[Stated problem]
Beneath this line are entries. Copy the range from the line with "Emit a Python" to the line with "errors_minus = [3.8, 0.8, 1.35, 0.15]", ends included, exactly; leave pictures out.

[Data section]
- - - -

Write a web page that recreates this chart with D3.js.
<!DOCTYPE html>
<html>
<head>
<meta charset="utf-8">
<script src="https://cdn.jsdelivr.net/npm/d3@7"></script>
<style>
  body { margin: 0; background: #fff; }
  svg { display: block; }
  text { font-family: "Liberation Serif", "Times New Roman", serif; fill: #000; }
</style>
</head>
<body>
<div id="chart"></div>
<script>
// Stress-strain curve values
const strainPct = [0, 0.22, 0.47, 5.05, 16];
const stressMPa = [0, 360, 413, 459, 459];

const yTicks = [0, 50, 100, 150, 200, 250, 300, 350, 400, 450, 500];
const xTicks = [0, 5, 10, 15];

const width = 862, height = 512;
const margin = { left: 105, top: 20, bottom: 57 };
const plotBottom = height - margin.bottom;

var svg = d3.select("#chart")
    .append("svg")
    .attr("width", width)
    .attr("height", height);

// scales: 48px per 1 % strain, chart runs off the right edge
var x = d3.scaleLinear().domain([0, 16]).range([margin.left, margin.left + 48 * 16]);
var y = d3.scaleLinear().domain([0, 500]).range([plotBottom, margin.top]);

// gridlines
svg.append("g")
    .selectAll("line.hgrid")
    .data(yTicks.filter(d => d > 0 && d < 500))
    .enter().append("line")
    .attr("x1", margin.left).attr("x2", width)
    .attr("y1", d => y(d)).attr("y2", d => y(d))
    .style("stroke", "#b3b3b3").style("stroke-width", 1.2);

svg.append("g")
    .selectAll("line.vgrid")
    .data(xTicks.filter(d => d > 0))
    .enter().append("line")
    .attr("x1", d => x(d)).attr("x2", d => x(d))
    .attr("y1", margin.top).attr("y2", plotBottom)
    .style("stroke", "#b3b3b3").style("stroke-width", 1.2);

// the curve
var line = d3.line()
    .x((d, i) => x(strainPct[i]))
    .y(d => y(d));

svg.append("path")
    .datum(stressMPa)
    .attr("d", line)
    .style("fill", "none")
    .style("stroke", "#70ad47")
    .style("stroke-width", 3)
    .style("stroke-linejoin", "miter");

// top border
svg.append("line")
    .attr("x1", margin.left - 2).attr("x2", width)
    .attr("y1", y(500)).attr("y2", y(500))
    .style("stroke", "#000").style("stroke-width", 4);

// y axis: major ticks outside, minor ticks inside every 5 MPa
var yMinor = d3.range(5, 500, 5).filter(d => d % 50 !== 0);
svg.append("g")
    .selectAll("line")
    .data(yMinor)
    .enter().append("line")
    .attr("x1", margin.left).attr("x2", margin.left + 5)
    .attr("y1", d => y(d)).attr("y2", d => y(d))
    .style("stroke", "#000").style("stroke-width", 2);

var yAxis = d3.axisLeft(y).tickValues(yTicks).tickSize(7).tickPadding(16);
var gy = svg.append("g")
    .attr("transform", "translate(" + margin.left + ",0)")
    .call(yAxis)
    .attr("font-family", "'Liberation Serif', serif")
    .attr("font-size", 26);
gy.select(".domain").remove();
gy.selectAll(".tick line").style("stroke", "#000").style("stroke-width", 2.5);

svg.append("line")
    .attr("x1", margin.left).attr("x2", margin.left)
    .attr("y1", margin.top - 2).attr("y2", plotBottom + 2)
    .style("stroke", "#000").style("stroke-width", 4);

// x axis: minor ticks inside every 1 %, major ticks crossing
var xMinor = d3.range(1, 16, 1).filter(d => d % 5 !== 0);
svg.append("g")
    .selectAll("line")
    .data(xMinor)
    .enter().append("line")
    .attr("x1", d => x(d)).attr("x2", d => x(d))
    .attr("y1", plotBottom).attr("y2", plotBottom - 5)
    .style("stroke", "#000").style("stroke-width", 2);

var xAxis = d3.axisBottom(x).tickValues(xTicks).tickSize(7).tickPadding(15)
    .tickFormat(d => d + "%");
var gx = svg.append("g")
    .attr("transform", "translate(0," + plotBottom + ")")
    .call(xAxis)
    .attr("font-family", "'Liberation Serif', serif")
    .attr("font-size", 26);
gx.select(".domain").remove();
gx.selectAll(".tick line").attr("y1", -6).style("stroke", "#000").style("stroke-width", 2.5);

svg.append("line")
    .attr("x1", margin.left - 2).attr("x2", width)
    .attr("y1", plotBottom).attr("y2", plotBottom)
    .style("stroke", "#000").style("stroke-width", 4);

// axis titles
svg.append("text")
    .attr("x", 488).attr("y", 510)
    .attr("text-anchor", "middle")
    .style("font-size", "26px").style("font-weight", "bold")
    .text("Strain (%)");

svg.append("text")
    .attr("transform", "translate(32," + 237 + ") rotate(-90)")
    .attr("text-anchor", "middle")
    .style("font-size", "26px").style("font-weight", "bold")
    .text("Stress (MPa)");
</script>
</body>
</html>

- - - -

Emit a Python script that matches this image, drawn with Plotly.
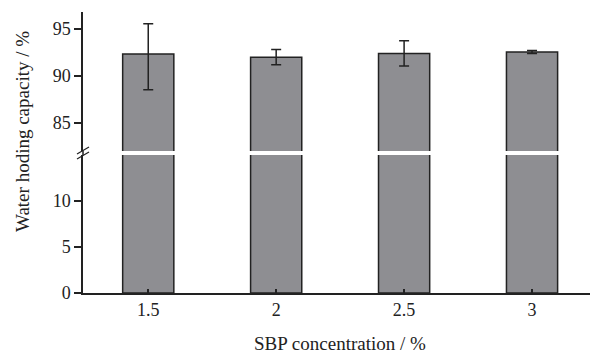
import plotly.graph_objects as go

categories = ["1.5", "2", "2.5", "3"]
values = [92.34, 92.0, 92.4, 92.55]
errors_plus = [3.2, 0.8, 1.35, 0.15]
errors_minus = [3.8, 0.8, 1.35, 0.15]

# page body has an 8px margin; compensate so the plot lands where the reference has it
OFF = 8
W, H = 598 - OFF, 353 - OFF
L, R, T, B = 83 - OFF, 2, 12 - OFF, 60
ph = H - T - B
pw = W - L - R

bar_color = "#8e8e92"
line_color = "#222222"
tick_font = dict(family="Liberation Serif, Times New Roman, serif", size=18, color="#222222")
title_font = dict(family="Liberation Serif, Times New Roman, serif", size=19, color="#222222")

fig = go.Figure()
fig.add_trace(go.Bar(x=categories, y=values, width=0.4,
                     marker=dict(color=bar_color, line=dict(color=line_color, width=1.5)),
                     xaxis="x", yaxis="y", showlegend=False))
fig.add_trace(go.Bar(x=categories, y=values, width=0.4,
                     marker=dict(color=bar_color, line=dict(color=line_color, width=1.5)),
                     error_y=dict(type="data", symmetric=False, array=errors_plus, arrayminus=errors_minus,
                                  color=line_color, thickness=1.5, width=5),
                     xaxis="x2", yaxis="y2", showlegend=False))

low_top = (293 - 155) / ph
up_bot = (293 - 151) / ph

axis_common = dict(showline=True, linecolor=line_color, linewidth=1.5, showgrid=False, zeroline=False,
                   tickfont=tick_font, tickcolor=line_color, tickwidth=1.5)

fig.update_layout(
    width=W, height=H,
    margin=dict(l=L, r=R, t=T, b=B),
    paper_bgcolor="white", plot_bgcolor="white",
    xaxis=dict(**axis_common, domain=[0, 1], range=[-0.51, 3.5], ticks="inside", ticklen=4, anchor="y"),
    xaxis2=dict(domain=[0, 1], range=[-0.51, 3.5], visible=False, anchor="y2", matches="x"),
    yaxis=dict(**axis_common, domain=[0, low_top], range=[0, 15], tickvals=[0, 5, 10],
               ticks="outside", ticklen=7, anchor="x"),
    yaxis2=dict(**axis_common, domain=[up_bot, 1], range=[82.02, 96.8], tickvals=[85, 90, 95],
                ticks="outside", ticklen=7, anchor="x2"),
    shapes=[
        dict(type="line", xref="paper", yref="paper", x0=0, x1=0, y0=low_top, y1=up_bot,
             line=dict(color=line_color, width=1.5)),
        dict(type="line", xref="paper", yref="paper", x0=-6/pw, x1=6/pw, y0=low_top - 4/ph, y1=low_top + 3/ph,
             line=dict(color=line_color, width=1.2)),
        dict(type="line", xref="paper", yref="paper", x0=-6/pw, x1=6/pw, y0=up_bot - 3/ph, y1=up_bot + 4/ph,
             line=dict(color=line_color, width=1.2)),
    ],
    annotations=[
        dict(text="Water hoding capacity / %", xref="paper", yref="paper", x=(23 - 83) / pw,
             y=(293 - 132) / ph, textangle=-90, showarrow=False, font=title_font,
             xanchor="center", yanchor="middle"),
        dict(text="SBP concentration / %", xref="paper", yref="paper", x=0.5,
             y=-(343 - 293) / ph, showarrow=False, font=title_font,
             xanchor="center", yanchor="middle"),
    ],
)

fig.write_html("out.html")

- - - -

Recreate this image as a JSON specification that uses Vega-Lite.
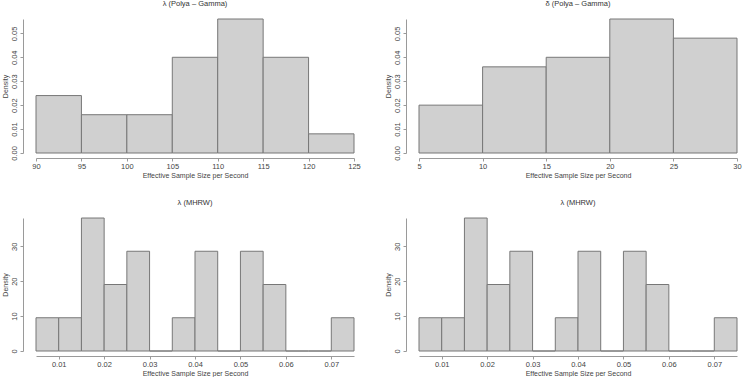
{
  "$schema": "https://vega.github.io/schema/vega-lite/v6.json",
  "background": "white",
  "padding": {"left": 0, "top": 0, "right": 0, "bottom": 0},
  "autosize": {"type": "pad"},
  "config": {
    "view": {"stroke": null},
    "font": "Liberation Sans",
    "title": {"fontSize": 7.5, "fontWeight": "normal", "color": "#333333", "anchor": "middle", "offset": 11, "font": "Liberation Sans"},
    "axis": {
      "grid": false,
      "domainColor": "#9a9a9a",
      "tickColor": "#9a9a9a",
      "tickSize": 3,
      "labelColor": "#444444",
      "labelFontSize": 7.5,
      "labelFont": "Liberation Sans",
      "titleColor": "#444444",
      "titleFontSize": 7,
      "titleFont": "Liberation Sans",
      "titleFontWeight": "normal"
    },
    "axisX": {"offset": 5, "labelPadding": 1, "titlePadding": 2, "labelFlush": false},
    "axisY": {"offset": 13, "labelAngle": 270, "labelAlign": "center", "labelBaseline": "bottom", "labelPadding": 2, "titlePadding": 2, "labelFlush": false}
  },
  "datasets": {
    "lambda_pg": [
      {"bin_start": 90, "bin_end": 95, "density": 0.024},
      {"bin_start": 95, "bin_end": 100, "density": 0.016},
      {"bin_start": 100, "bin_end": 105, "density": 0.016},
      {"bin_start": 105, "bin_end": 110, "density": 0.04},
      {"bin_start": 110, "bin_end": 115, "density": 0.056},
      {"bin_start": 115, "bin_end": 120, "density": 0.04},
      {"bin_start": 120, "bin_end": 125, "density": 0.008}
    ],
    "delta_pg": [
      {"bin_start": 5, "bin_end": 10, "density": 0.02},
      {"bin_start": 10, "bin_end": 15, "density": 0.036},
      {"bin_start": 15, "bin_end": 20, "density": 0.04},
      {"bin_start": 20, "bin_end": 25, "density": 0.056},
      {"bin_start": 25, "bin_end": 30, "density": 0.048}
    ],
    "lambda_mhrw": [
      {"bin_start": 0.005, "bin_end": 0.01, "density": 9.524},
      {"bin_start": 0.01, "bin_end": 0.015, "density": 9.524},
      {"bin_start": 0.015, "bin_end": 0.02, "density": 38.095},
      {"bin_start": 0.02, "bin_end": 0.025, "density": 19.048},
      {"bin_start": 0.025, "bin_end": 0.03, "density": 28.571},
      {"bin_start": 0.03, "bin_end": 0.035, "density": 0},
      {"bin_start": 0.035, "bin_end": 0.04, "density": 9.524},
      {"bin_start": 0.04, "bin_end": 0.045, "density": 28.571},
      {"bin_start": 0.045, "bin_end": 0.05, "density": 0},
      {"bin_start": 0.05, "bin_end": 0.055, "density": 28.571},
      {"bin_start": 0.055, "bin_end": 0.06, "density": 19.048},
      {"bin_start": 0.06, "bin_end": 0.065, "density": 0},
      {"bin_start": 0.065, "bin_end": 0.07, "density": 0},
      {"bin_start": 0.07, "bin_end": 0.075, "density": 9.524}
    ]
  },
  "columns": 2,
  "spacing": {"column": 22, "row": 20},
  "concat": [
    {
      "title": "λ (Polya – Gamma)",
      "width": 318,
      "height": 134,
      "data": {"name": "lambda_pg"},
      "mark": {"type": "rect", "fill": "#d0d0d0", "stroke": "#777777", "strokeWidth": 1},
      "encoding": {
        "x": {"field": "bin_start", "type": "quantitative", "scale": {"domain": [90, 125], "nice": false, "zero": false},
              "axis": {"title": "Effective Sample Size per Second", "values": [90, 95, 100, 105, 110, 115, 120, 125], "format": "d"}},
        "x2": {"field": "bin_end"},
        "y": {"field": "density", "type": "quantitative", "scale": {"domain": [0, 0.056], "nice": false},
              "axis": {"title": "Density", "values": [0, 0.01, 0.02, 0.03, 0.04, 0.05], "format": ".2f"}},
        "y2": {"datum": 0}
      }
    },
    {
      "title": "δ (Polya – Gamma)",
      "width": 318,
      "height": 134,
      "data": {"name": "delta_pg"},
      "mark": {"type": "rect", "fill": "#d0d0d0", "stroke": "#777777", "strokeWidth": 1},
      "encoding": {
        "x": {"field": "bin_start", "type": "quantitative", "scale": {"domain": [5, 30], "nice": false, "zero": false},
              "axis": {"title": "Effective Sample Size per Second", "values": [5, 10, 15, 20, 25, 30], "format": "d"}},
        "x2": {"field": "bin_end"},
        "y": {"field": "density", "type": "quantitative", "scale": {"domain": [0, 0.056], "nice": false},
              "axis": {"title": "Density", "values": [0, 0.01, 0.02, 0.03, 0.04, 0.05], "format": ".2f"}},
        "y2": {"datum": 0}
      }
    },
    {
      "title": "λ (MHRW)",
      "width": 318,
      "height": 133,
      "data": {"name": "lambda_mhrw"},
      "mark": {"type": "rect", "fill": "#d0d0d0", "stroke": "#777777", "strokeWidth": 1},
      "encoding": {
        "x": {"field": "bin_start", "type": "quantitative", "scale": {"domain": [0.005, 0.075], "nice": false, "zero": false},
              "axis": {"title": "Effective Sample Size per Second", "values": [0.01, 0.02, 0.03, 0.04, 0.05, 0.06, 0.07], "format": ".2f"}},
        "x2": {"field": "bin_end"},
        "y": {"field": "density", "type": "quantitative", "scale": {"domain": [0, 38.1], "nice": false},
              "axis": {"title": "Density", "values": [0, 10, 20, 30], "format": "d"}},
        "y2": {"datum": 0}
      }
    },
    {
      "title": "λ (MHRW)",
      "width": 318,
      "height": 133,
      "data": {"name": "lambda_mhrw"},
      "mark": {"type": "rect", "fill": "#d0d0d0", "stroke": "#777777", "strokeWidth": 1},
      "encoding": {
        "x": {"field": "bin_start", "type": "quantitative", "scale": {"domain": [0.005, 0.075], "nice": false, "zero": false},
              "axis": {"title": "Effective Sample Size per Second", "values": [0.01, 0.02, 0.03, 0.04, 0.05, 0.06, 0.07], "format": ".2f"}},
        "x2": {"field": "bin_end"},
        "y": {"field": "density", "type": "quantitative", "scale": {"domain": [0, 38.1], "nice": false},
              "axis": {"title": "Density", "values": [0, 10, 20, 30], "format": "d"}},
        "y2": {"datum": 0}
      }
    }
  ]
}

- - - -

[Correct output]
Emit a Python script that matches this image, drawn with Plotly.
import plotly.graph_objects as go

categories = ["1.5", "2", "2.5", "3"]
values = [92.34, 92.0, 92.4, 92.55]
errors_plus = [3.2, 0.8, 1.35, 0.15]
errors_minus = [3.8, 0.8, 1.35, 0.15]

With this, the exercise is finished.